When it launched in 2003 Apple’s iTunes Music Store started a radical transformation of the music industry, or rather it started to funnel back into the legitimate fold some of the radical transformation started by Napster. Close to a decade on and the scale of iTunes’ impact on the music industry is clear to see. 20 billion songs have been downloaded from the iTunes store which is now available in 63 countries worldwide, with a staggering 435m iTunes accounts. Which puts Spotify’s 22 million active users numbers into a certain perspective.
But Apple’s success in the download market hasn’t had the ripple effect into the wider market that many hoped for. Apple still accounts for 75% of digital sales in key territories including the US and globally accounts for over half of global digital music revenues. The harsh reality for the music industry is that the paid download just doesn’t translate well outside of the iTunes ecosystem. Music downloads are in effect monetized CRM for iOS devices.
So as the dominant digital music incumbent Apple has faced growing demand to drive another market transformation, which in many circles manifests as calls to launch a streaming music service. The thinking goes that if Apple were to get into the music subscription game that it could drive it to the mainstream. To date Apple has shown little interest in rising to the challenge. It’s key innovation has been iCloud which fell short of record label hopes but has already clocked up tens of millions of users.
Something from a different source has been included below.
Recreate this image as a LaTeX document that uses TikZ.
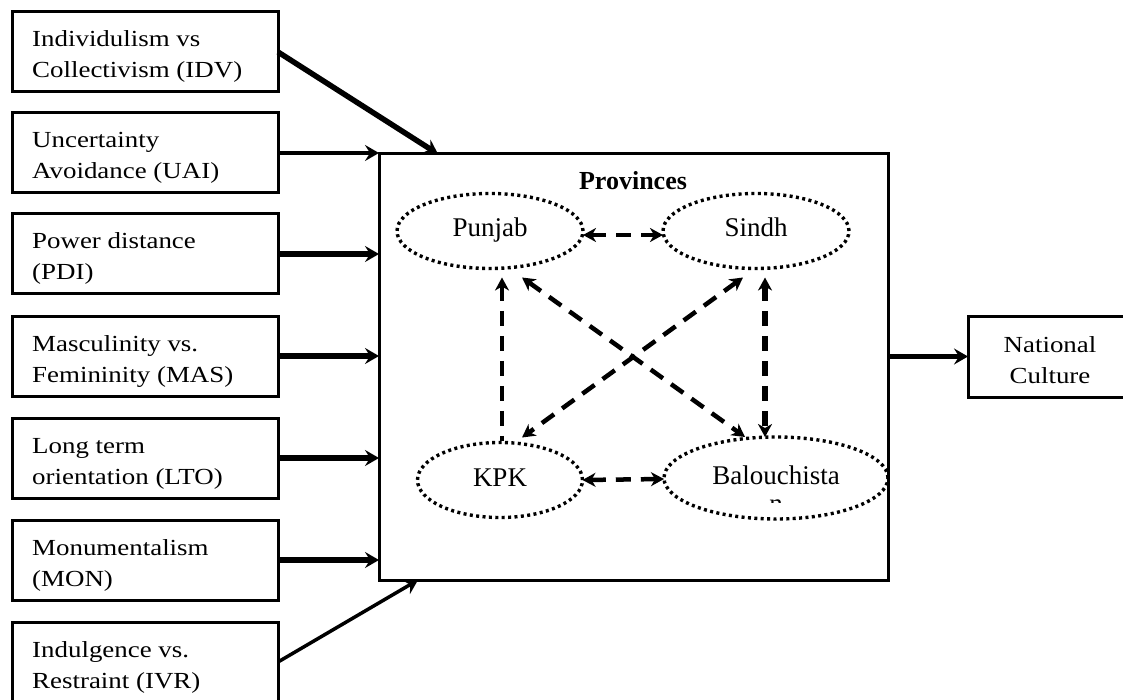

So when midway through Apple’s iPhone centred media event today, the word ‘Music’ flashed up on stage as the next big announcement, for one brief moment it looked like maybe finally Apple was making its move. But what it announced instead was a series of evolutionary improvements to its existing music assets: the iTunes store and the iTunes player. Why? Because Apple’s core responsibility is ensuring that the music experience of its iOS device owners is as good as it can be, not to break into new market segments for the sake of it.
So Apple’s music announcements focused on new music hardware (a new range of iPods and a new headphone model) and evolutionary improvements to iTunes, including a graphics focused UI that finally starts to do away with the ‘music collection as excel spreadsheet’ paradigm; new intuitive artist centric navigation; a simple intuitive playlist creator; an ‘up next’ button and a new mini player; and concert dates integrated into artist profile pages on the store.
All of these collectively bring a much needed return to elegant simplicity for iTunes just as it was needed, which means that iOS device owners now have a better music experience that embraces just enough of the digital music zeitgeist (tour dates, playlisting, artist photo streams) without diluting or confusing the core of what the iTunes music experience is all about.
Apple could do a huge amount to change the digital music market, particularly with regards to app-like album experiences, but they also have a huge degree of responsibility. If Apple experiment and get it wrong then the music industry will hurt more than Apple will.
So it is probably time to stop waiting for Apple to drive another new digital music paradigm and instead bank on it continuing to innovate prudently.